Le sujet s'avère inconfortable pour le logement social, d'autant plus qu'il voit ses marges de manoeuvre financières réduites par le gouvernement: si les bas loyers correspondent à sa promesse sociale, ils affectent directement sa principale source de recettes.

Le secteur surveille attentivement le gouvernement qui s'est réservé le droit de légiférer par ordonnance sur la question des loyers, plutôt que l'intégrer dans le projet de loi sur logement en train de passer sa dernière ligne droite législative. "Est-ce qu'on légifère sur le logement social ou tout le parc privé? Il y a un certain flou qui règne sur le champ couvert par l'ordonnance", prévenait en septembre Marianne Louis, directrice générale de l'Union sociale pour l'habitat (USH), confédération du secteur HLM.

Plusieurs pistes sont débattues dans le secteur. Faut-il accentuer la modulation des loyers en fonction des revenus des locataires?
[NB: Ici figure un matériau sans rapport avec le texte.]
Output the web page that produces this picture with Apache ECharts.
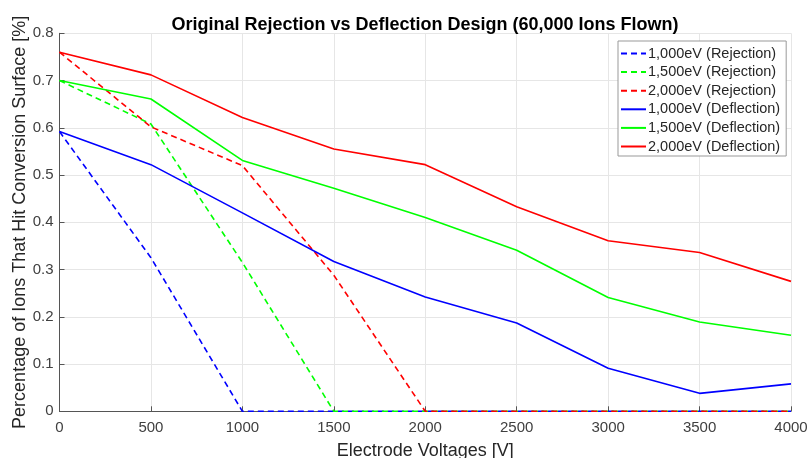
<!DOCTYPE html>
<html>
<head>
<meta charset="utf-8">
<script src="https://cdn.jsdelivr.net/npm/echarts@6/dist/echarts.min.js"></script>
<style>html,body{margin:0;padding:0;background:#fff;}#c{width:810px;height:458px;}</style>
</head>
<body>
<div id="c"></div>
<script>
var voltages = [0, 500, 1000, 1500, 2000, 2500, 3000, 3500, 4000];
var rej1000 = [0.592, 0.325, 0, 0, 0, 0, 0, 0, 0];
var rej1500 = [0.700, 0.608, 0.315, 0, 0, 0, 0, 0, 0];
var rej2000 = [0.760, 0.602, 0.520, 0.288, 0, 0, 0, 0, 0];
var def1000 = [0.592, 0.522, 0.420, 0.317, 0.242, 0.187, 0.091, 0.038, 0.058];
var def1500 = [0.700, 0.661, 0.531, 0.472, 0.410, 0.341, 0.241, 0.189, 0.161];
var def2000 = [0.760, 0.712, 0.622, 0.555, 0.522, 0.433, 0.361, 0.336, 0.275];
var seriesNames = ['1,000eV (Rejection)', '1,500eV (Rejection)', '2,000eV (Rejection)',
                   '1,000eV (Deflection)', '1,500eV (Deflection)', '2,000eV (Deflection)'];
var titleText = 'Original Rejection vs Deflection Design (60,000 Ions Flown)';
var xName = 'Electrode Voltages [V]';
var yName = 'Percentage of Ions That Hit Conversion Surface [%]';

var FONT = '"Liberation Sans", Arial, Helvetica, sans-serif';
function pairs(arr){ return voltages.map(function(v,i){ return [v, arr[i]]; }); }
function mk(name, arr, color, dashed){
  return {
    name: name, type: 'line', data: pairs(arr), symbol: 'none', showSymbol: false,
    animation: false,
    lineStyle: { color: color, width: 1.6, type: dashed ? [6,4] : 'solid' },
    itemStyle: { color: color },
    z: dashed ? 2 : 3
  };
}
var chart = echarts.init(document.getElementById('c'), null, {renderer: 'canvas'});
chart.setOption({
  animation: false,
  backgroundColor: '#ffffff',
  title: {
    text: titleText, left: 420, top: 11, textAlign: 'center',
    textStyle: { fontFamily: FONT, fontSize: 18, fontWeight: 'bold', color: '#000' }
  },
  grid: { left: 59.5, right: 19, top: 33.3, bottom: 46.7, containLabel: false, outerBoundsMode: 'none' },
  legend: {
    orient: 'vertical', left: 618, top: 41,
    data: seriesNames,
    itemWidth: 25, itemHeight: 14, itemGap: 3.6,
    padding: [5, 6, 2, 2],
    borderColor: '#999', borderWidth: 1, backgroundColor: '#fff',
    itemStyle: { opacity: 0 },
    textStyle: { fontFamily: FONT, fontSize: 14.5, lineHeight: 14, color: '#262626', padding: [0,0,0,-3] }
  },
  xAxis: {
    type: 'value', min: 0, max: 4000, interval: 500,
    name: xName, nameLocation: 'middle', nameGap: 31, nameMoveOverlap: false,
    nameTextStyle: { fontFamily: FONT, fontSize: 18, color: '#262626' },
    axisLine: { show: true, onZero: false, lineStyle: { color: '#555', width: 1 } },
    axisTick: { show: true, inside: true, length: 5, lineStyle: { color: '#555' } },
    axisLabel: { fontFamily: FONT, fontSize: 15, color: '#404040', margin: 9,
      formatter: function(v){ return String(v); } },
    splitLine: { show: true, lineStyle: { color: '#e6e6e6', width: 1 } }
  },
  yAxis: {
    type: 'value', min: 0, max: 0.8, interval: 0.1,
    name: yName, nameLocation: 'middle', nameGap: 30, nameMoveOverlap: false,
    nameTextStyle: { fontFamily: FONT, fontSize: 18, color: '#262626' },
    axisLine: { show: true, onZero: false, lineStyle: { color: '#555', width: 1 } },
    axisTick: { show: true, inside: true, length: 5, lineStyle: { color: '#555' } },
    axisLabel: { fontFamily: FONT, fontSize: 15, color: '#404040', margin: 6,
      formatter: function(v){ return v === 0 ? '0' : v.toFixed(1); } },
    splitLine: { show: true, lineStyle: { color: '#e6e6e6', width: 1 } }
  },
  series: [
    mk(seriesNames[0], rej1000, '#0000ff', true),
    mk(seriesNames[1], rej1500, '#00ff00', true),
    mk(seriesNames[2], rej2000, '#ff0000', true),
    mk(seriesNames[3], def1000, '#0000ff', false),
    mk(seriesNames[4], def1500, '#00ff00', false),
    mk(seriesNames[5], def2000, '#ff0000', false)
  ]
});
</script>
</body>
</html>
A priori logique, cette solution fait grincer des dents certains organismes. "Ca voudrait dire que les moins pauvres des pauvres paient pour les pauvres", estimait mercredi Marie-Christine Detraz, déléguée à l'habitat de l'agglomération de Lorient.

Loyer unique à Rennes

Dans la logique inverse, Mme Detraz évoquait l'expérimentation à Rennes d'un niveau unique de loyer dans le logement social afin de favoriser la "mixité sociale". Cette "politique considère que le parc social reste un facteur de ségrégation", explique à l'AFP Anne-Katrin le Doeuff, du cabinet Espacité, promoteur de cette piste. "En fonction de l'âge des bâtiments et de leur localisation, les loyers ne sont pas les mêmes".

Néanmoins, cette mesure fait des mécontents à Rennes. Deux associations de locataires, Consommation logement cadre de vie (CLCV) et la Confédération nationale du logement (CNL), regrettent une "fausse bonne idée" qui pousse les bailleurs à augmenter leurs loyers en moyenne.

Autre piste surveillée par les bailleurs avec une certaine inquiétude, le gouvernement envisage, dans le cadre de son plan pauvreté, de mettre en place un "revenu universel d'activité", comprenant les APL, qui dessaisirait de fait les bailleurs d'un contrôle sur les loyers. "Aujourd'hui, nous bailleurs sociaux percevons directement l'APL, (ce qui) permet de contenir les impayés de loyer" alors qu'avec une allocation unique, les locataires récupéreraient la main, expliquait mercredi Amélie Debrabandère, directrice générale de Lille Métropole Habitat.